▶ Rows:
▼
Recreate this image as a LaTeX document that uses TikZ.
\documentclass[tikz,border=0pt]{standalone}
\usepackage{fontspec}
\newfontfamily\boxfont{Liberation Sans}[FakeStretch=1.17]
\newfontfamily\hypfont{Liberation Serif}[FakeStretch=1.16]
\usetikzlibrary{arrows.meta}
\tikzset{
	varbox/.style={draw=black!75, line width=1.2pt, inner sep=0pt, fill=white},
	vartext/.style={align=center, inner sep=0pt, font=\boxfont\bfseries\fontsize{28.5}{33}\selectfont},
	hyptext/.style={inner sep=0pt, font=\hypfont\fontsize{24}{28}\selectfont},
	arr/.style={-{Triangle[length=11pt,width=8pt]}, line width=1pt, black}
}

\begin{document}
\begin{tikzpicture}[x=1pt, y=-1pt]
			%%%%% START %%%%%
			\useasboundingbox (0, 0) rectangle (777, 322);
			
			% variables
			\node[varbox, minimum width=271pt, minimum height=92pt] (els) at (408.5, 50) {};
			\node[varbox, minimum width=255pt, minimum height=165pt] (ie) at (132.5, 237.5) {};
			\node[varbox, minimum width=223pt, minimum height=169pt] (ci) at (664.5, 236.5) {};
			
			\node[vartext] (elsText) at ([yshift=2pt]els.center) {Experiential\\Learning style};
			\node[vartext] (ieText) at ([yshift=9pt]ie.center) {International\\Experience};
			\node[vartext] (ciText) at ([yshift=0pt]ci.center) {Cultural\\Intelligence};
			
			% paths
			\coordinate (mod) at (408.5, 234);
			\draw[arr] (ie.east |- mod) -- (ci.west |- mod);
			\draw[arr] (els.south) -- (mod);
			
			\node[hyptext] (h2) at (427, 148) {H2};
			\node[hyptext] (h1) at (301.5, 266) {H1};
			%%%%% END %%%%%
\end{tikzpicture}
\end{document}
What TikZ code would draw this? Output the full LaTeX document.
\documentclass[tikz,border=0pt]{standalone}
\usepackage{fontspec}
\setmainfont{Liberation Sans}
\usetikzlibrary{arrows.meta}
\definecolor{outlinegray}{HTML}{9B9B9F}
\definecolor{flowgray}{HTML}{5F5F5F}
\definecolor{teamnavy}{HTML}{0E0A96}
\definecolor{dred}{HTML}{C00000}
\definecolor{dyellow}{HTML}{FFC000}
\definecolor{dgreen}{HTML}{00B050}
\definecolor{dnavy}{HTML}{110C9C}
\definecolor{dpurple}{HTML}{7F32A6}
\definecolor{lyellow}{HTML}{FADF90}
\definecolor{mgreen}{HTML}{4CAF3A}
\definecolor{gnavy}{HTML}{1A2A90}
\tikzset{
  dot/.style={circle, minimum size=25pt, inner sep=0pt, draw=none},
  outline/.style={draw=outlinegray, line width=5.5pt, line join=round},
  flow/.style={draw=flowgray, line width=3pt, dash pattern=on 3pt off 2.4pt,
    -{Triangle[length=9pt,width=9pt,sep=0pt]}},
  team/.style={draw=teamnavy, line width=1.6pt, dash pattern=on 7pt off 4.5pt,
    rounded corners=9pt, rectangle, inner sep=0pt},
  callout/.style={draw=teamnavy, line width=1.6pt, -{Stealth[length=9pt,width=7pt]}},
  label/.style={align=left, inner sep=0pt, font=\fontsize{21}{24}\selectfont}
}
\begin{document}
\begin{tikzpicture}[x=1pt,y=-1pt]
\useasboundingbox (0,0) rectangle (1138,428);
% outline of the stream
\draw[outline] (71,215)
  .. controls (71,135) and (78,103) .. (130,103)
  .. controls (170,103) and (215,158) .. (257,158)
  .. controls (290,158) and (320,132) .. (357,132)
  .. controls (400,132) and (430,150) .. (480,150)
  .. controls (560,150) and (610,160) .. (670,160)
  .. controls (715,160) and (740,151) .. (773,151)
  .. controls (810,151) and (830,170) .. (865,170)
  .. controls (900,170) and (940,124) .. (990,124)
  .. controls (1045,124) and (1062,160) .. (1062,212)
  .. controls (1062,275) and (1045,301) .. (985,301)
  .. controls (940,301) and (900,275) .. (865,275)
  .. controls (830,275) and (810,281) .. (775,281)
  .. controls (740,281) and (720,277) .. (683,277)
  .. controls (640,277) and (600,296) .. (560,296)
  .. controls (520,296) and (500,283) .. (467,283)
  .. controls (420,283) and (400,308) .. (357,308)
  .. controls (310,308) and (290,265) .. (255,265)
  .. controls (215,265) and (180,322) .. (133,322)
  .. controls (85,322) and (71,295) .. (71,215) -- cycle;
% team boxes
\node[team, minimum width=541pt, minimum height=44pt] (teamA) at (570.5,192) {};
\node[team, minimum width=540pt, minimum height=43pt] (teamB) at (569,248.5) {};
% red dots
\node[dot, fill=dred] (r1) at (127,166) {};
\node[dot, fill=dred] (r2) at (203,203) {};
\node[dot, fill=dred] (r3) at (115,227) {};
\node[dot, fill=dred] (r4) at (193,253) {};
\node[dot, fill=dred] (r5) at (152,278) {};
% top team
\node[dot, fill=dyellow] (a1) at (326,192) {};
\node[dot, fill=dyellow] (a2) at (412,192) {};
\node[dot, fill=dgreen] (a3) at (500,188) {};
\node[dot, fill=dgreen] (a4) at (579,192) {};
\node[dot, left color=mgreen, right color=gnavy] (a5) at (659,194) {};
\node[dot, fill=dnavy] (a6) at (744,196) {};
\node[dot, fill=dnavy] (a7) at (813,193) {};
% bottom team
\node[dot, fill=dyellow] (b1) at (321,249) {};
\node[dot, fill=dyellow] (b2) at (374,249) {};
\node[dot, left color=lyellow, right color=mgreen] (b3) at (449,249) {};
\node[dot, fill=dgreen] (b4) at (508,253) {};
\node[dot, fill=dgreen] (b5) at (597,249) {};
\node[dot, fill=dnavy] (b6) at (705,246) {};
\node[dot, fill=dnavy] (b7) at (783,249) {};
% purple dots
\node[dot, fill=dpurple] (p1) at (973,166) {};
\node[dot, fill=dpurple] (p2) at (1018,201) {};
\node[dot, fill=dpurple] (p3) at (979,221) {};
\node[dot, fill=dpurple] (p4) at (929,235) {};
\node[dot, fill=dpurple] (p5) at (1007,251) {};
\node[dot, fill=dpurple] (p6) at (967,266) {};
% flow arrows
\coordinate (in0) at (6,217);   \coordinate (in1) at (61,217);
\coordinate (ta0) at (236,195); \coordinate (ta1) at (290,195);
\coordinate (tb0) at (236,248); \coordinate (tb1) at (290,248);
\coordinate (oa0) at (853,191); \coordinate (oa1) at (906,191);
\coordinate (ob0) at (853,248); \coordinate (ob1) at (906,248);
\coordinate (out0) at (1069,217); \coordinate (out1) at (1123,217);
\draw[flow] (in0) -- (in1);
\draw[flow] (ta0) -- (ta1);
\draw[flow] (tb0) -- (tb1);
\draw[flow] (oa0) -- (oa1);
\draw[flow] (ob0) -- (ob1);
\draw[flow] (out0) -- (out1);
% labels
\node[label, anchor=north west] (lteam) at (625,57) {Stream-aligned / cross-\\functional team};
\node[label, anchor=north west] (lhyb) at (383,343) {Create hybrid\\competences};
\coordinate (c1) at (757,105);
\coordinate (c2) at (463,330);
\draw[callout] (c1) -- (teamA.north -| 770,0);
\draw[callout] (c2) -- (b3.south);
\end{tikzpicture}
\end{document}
▲
▼
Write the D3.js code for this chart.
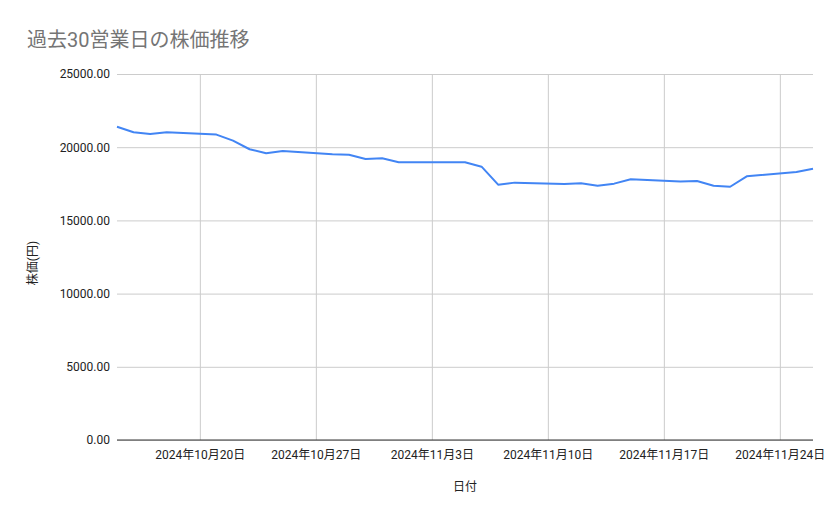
▲
Out of the records, collect only those lines that contain the string "LaTeX".

▶ Complete answer:
Recreate this image as a LaTeX document that uses TikZ.
What TikZ code would draw this? Output the full LaTeX document.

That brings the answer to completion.